A Câmara de Lisboa já aceita que os seus funcionários se ausentem do trabalho em situação de urgência veterinária inadiável. Esta norma surge no seguimento de um parecer da provedora dos animais da autarquia, Marisa Quaresma dos Reis, elaborado em 2018.
A criação do parecer foi motivada, precisamente, por um acontecimento que teve lugar na Câmara de Lisboa: “Uma técnica superior não viu a sua falta justificada numa situação em que necessitou de assistir o seu animal e levá-lo ao médico veterinário no horário de trabalho”, começa por contar à VETERINÁRIA ATUAL a provedora dos animais da autarquia, Marisa Quaresma dos Reis.

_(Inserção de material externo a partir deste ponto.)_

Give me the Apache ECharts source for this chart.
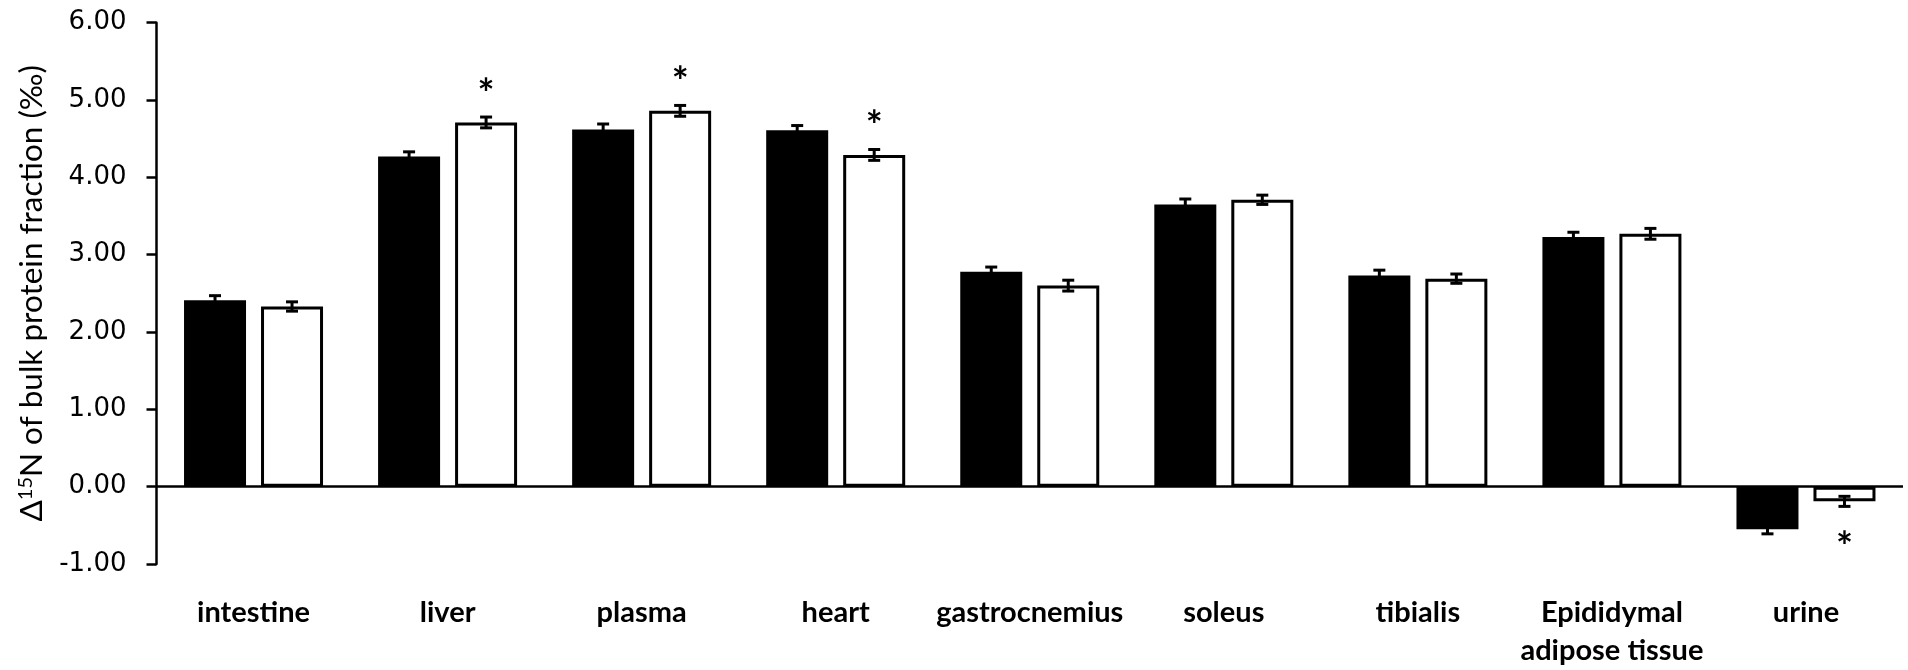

Neste sentido, o parecer pressupõe que se um animal de companhia, a cargo de um titular, sofrer lesão grave ou morte, por não terem sido prestados cuidados médico-veterinários, a pessoa em questão “estará a cometer um crime de maus-tratos ao animal de companhia por omissão”. Marisa Quaresma dos Reis adianta que, assim, “parece claro que a falta ao trabalho, sempre que se verificar uma necessidade inadiável de assistência médico-veterinária no período laboral, encaixa na definição de ‘cumprimento de obrigação legal’, prevista na Lei Geral de Trabalho em Funções Públicas (Art 134, nº1 al. d)”. Embora a génese do parecer o direcione para situações que ocorram com trabalhadores da função pública, o mesmo entendimento pode ser acolhido para os trabalhadores do setor privado através do Código do Trabalho.

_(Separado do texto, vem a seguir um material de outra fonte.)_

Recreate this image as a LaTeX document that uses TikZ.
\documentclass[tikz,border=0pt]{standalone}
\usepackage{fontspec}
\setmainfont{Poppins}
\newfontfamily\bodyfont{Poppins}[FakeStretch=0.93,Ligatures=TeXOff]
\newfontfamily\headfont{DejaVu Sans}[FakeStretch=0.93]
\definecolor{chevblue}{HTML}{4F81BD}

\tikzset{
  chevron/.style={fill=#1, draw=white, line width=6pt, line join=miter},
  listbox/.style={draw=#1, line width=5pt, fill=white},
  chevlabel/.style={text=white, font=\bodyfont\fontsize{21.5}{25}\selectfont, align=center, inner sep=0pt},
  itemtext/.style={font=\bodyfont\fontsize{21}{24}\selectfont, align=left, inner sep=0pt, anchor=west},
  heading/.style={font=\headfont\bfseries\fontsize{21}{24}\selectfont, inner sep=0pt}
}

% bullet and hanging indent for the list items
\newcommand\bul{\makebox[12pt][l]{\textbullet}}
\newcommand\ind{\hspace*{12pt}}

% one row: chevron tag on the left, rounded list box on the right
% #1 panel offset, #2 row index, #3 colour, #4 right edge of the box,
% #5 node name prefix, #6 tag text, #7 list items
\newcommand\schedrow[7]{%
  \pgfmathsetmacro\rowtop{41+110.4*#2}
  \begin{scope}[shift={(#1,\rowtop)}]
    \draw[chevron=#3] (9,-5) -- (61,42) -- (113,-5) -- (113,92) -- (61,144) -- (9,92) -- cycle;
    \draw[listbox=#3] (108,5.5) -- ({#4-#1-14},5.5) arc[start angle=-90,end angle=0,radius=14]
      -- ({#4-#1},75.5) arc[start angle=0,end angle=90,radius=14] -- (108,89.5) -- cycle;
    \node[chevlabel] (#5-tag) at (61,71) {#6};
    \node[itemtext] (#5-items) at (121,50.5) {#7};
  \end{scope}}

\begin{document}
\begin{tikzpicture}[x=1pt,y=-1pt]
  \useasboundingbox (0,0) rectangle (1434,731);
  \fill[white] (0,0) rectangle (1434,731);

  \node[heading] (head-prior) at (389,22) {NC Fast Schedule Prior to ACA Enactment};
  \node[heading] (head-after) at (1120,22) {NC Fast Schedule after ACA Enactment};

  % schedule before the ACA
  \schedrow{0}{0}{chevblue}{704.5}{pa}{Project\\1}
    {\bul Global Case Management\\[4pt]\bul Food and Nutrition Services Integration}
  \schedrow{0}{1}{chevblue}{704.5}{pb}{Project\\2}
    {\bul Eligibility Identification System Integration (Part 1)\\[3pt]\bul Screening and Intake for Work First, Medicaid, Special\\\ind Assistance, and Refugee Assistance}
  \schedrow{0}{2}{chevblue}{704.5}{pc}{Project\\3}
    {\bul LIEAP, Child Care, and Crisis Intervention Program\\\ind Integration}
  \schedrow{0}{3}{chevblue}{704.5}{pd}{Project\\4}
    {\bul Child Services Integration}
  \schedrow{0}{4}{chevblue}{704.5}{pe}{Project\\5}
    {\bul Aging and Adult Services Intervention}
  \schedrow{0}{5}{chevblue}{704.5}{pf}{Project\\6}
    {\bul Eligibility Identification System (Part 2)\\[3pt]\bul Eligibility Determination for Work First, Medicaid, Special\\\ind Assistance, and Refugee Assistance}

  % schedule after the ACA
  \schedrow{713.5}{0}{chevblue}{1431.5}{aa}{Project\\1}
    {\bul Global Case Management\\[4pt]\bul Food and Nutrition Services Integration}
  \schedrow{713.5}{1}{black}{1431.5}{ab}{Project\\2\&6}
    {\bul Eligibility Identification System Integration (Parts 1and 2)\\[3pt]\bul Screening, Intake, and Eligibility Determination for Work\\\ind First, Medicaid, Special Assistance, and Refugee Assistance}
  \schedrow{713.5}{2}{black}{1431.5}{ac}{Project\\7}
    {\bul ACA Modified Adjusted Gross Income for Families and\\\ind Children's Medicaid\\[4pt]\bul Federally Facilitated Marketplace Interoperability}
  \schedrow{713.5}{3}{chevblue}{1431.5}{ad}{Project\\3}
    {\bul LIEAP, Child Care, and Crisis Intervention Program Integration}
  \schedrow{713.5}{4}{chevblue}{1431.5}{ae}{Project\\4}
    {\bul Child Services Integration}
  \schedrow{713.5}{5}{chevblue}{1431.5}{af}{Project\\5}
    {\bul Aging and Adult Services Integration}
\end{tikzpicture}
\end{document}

O parecer remonta a 2018, mas só em maio deste ano, a provedora dos animais obteve a informação, por via escrita e oficial, de que a Câmara de Lisboa iria possibilitar ausência dos seus colaboradores por motivo de urgência veterinária. Marisa Quaresma dos Reis sublinha a dificuldade em obter respostas por parte da autarquia às suas recomendações. “A CML nunca se pronunciou por escrito (e muito raramente por telefone) sobre nenhum dos documentos que emiti”.

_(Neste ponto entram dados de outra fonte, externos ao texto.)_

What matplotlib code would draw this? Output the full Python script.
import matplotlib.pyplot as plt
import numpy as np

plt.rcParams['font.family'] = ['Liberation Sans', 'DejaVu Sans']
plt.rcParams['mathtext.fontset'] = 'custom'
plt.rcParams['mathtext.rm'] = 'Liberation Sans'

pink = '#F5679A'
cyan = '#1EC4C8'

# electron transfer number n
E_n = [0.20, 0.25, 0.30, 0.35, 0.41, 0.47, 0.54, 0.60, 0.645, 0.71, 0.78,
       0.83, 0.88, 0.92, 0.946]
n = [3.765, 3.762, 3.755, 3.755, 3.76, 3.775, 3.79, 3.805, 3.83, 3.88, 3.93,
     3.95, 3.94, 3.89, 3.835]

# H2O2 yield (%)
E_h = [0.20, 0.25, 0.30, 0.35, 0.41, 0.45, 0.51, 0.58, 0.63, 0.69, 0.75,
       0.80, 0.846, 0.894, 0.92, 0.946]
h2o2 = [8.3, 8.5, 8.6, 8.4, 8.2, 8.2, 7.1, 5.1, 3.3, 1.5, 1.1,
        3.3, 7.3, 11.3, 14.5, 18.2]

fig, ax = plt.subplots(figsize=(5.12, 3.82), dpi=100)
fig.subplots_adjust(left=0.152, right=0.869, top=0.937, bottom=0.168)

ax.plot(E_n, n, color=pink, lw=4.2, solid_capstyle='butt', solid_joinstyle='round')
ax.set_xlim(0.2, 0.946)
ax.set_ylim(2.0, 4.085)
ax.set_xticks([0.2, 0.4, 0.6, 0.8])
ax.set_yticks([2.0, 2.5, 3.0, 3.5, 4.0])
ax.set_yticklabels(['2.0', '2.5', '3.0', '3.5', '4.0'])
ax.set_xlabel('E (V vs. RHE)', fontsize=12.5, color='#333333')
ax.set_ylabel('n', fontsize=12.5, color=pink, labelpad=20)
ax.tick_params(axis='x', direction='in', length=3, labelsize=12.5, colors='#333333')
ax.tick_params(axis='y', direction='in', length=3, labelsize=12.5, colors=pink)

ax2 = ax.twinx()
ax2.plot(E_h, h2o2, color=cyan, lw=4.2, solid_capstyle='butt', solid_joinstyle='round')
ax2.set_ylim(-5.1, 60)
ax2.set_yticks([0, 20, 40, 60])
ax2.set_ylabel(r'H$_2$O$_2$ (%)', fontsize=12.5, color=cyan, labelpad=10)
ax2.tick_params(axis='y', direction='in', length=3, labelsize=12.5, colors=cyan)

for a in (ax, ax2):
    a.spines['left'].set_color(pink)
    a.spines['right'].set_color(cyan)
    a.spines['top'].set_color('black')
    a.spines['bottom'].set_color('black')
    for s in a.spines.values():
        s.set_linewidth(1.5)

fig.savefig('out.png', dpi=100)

A provedora dos animais de Lisboa nota que não existe nenhum tipo de recomendação formal que reconheça o luto pelos animais, ainda que no setor privado tenha conhecimento de casos em que “justificam faltas por morte de animal de companhia (luto) ao abrigo do Art 249, n.º2 al j), que determina que está justificada toda a falta autorizada pela entidade empregadora”. No entanto, acrescenta: “Há que dizer que o Código do Trabalho é mais flexível que a Lei Geral de Trabalho em Funções Públicas. No caso dos funcionários do setor público, sem uma mudança da lei, isto não seria possível”.
Marisa Quaresma dos Reis realçou ainda papel dos médicos veterinários nesta questão, na medida em que são eles que irão passar as declarações a apresentar na entidade patronal e que “acabarão por assegurar o sucesso deste importante passo para os direitos dos trabalhadores na sociedade atual”. A declaração que atesta a urgência e a necessidade da intervenção “vai permitir precisamente evitar eventuais casos de fraude para benefício indevido de uma justificação para a falta ao trabalho por parte do tutor do animal”, conclui.